[start of GIVEN RECORDS]

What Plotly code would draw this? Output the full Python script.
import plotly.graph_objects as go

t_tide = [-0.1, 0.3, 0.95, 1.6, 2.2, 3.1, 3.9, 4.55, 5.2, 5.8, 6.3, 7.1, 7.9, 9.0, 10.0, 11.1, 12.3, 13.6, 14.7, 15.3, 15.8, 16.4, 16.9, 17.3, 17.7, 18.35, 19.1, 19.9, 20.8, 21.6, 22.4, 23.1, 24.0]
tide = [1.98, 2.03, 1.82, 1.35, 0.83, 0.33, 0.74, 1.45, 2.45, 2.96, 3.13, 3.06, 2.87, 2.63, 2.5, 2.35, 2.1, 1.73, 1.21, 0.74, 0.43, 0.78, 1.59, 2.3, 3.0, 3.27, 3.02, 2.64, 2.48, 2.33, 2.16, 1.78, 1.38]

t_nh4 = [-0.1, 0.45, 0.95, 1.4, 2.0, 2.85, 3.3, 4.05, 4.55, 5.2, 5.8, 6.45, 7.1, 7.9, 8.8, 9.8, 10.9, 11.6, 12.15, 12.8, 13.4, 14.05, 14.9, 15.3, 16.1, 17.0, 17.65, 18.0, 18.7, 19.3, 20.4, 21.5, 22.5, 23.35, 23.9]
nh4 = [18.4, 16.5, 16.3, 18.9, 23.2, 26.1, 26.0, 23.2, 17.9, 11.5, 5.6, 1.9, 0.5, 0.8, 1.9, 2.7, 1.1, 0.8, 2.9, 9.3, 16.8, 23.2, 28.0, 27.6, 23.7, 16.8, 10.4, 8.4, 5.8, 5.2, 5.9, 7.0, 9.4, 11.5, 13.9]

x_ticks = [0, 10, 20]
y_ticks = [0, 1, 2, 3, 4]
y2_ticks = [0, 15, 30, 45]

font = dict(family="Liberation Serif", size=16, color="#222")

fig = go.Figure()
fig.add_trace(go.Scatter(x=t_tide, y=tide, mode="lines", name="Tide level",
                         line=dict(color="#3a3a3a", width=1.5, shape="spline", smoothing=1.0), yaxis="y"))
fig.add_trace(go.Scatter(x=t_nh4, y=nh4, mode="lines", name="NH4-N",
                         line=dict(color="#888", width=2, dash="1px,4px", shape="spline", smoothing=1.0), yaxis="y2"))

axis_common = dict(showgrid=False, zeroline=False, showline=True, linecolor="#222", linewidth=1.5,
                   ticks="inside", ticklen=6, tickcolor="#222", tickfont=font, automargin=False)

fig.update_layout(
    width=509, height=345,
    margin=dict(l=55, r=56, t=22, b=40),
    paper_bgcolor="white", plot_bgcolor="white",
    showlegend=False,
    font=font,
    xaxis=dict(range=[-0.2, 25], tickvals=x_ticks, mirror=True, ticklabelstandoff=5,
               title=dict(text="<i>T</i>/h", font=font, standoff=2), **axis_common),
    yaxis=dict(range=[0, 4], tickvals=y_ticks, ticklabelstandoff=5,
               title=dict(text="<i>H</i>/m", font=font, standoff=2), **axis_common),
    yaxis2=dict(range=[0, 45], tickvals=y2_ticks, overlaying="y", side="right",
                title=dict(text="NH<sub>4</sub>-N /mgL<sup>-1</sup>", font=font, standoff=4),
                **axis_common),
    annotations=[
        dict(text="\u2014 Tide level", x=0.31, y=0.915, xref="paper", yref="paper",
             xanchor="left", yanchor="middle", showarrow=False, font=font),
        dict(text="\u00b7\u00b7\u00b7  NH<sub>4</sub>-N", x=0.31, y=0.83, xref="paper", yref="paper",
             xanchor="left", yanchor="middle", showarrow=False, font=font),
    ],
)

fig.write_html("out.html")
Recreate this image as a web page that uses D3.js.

[end of GIVEN RECORDS]

DIRECTIONS
Repeat word for word every line from the start of the entries to the line holding "import plotly.graph_objects as go", inclusive, and nothing else.

SOLUTION
What Plotly code would draw this? Output the full Python script.
import plotly.graph_objects as go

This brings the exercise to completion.